▸ **EXERCISE**
Output nothing but the lines from the one with "What React, TypeScript" through the one with "const dotStart = x(drugs[0]) as number", including both. Leave the pictures out of the copy.

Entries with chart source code

####

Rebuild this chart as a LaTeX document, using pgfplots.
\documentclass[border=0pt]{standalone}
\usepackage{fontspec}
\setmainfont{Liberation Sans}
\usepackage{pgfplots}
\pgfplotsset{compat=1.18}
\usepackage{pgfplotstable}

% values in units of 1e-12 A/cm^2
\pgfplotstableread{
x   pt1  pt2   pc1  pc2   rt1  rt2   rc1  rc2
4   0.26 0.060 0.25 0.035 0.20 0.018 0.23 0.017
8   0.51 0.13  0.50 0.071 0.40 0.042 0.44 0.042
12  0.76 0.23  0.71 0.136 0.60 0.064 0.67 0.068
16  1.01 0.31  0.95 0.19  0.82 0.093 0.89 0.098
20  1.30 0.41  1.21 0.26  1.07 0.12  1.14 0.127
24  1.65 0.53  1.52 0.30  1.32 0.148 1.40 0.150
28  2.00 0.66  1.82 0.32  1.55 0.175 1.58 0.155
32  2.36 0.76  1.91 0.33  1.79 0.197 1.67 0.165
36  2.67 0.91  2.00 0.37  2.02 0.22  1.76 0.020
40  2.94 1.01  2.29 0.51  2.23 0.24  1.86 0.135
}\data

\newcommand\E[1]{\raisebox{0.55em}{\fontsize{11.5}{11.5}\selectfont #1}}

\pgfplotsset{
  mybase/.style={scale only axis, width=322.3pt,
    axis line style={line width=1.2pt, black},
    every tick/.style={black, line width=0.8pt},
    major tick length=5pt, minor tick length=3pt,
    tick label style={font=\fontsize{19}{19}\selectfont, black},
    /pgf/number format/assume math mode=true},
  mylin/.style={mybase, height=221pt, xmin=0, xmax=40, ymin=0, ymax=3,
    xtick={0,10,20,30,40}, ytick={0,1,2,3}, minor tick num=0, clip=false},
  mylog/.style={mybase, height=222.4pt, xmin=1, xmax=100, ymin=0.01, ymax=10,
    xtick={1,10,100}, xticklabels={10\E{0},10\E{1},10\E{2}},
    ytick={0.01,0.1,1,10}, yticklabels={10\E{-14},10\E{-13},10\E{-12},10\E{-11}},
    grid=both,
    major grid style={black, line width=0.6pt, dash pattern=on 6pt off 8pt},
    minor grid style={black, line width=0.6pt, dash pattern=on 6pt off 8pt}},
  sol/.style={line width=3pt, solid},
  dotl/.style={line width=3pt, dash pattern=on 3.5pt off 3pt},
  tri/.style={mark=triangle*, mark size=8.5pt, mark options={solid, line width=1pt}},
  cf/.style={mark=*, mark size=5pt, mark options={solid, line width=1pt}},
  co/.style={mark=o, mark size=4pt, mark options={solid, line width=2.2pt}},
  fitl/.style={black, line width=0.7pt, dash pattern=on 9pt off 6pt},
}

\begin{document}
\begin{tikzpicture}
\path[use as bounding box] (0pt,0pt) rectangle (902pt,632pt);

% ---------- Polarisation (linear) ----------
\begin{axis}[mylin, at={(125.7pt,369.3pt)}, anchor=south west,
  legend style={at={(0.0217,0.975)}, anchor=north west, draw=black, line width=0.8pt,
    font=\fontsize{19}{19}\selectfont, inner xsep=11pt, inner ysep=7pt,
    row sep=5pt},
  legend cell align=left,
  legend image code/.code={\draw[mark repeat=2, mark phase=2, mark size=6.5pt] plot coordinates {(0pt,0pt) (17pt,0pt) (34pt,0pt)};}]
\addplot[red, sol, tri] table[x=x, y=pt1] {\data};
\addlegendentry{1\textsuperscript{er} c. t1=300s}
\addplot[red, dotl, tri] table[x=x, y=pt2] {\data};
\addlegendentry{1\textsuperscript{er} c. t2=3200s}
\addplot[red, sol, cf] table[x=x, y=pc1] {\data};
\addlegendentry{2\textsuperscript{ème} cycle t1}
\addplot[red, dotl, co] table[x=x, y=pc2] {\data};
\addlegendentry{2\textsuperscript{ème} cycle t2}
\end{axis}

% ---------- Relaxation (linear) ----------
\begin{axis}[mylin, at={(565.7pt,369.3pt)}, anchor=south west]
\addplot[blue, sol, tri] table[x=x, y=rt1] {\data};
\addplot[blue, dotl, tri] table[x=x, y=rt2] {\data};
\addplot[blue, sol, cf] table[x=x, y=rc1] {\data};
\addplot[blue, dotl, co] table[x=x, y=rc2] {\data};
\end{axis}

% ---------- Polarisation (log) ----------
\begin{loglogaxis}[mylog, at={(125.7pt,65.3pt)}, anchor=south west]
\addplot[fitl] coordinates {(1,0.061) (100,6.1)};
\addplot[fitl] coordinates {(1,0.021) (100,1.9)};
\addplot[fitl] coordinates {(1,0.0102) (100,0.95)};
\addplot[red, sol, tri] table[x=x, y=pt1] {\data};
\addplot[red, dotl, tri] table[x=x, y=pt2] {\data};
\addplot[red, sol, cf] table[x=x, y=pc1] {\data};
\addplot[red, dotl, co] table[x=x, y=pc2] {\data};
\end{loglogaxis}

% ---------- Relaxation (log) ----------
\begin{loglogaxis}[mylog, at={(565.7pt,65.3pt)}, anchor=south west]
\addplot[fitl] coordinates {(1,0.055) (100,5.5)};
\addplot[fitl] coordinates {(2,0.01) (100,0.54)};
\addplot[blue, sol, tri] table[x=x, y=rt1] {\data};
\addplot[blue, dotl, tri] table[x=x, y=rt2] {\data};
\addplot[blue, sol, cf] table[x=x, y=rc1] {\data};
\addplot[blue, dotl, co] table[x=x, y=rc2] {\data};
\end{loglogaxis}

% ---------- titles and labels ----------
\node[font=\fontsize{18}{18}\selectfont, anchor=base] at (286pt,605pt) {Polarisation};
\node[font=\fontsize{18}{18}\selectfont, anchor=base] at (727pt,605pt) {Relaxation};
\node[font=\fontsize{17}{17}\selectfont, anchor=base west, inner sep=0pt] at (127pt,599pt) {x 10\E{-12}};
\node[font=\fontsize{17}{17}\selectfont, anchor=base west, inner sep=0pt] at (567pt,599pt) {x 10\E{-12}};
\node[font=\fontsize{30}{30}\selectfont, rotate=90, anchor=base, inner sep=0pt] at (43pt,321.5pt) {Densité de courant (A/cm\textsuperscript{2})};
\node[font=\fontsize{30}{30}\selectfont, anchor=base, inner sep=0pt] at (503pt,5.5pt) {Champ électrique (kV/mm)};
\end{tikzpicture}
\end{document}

####

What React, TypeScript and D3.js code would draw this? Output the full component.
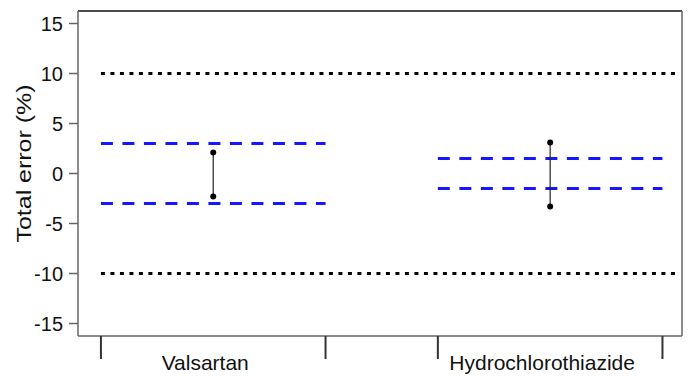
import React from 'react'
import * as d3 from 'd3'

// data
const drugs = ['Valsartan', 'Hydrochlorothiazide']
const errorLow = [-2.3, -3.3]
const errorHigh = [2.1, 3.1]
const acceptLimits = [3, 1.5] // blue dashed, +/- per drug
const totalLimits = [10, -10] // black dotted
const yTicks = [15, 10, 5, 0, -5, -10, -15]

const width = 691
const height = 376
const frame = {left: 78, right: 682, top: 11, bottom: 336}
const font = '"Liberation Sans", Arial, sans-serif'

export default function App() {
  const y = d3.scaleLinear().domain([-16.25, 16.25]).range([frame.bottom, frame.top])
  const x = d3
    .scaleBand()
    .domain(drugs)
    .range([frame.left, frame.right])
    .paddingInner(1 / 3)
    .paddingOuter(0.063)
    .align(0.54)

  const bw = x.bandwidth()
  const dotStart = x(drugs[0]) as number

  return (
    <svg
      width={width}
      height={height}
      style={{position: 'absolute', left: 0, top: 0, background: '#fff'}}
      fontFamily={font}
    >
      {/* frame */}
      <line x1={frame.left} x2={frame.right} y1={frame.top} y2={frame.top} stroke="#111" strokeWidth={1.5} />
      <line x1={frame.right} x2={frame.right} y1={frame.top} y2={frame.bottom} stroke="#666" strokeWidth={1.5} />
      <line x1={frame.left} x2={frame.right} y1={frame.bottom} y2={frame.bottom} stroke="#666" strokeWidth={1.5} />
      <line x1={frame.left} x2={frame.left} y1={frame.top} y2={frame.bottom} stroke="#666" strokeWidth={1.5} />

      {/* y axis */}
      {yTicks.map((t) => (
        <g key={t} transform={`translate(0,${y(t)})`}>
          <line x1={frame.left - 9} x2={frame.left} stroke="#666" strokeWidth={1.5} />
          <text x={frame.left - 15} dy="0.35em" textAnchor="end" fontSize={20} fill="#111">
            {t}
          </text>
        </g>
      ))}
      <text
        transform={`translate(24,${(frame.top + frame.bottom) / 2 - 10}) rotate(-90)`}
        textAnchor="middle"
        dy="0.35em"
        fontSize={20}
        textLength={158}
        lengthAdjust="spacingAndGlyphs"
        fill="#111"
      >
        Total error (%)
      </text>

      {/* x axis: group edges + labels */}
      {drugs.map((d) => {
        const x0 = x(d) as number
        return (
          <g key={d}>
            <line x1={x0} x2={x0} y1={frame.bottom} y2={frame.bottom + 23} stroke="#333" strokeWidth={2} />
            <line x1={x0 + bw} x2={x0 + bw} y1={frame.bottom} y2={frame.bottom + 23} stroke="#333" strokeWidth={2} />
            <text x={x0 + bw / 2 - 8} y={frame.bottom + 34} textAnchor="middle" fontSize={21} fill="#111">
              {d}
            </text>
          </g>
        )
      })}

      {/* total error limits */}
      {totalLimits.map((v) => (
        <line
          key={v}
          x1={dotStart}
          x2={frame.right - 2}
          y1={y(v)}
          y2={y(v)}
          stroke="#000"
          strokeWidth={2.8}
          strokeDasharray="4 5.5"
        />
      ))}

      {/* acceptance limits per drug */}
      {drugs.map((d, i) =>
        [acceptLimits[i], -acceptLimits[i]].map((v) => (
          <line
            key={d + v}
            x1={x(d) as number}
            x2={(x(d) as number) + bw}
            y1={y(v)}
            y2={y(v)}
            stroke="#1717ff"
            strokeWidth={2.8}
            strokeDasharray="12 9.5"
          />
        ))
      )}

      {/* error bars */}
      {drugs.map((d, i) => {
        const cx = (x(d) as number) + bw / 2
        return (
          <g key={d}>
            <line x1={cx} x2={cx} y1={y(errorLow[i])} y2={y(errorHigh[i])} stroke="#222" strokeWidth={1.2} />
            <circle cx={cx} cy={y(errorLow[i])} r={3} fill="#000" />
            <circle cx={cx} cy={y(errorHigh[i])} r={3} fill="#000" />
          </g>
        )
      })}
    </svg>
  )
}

####

▸ **CORRECT RESULT**
What React, TypeScript and D3.js code would draw this? Output the full component.
import React from 'react'
import * as d3 from 'd3'

// data
const drugs = ['Valsartan', 'Hydrochlorothiazide']
const errorLow = [-2.3, -3.3]
const errorHigh = [2.1, 3.1]
const acceptLimits = [3, 1.5] // blue dashed, +/- per drug
const totalLimits = [10, -10] // black dotted
const yTicks = [15, 10, 5, 0, -5, -10, -15]

const width = 691
const height = 376
const frame = {left: 78, right: 682, top: 11, bottom: 336}
const font = '"Liberation Sans", Arial, sans-serif'

export default function App() {
  const y = d3.scaleLinear().domain([-16.25, 16.25]).range([frame.bottom, frame.top])
  const x = d3
    .scaleBand()
    .domain(drugs)
    .range([frame.left, frame.right])
    .paddingInner(1 / 3)
    .paddingOuter(0.063)
    .align(0.54)

  const bw = x.bandwidth()
  const dotStart = x(drugs[0]) as number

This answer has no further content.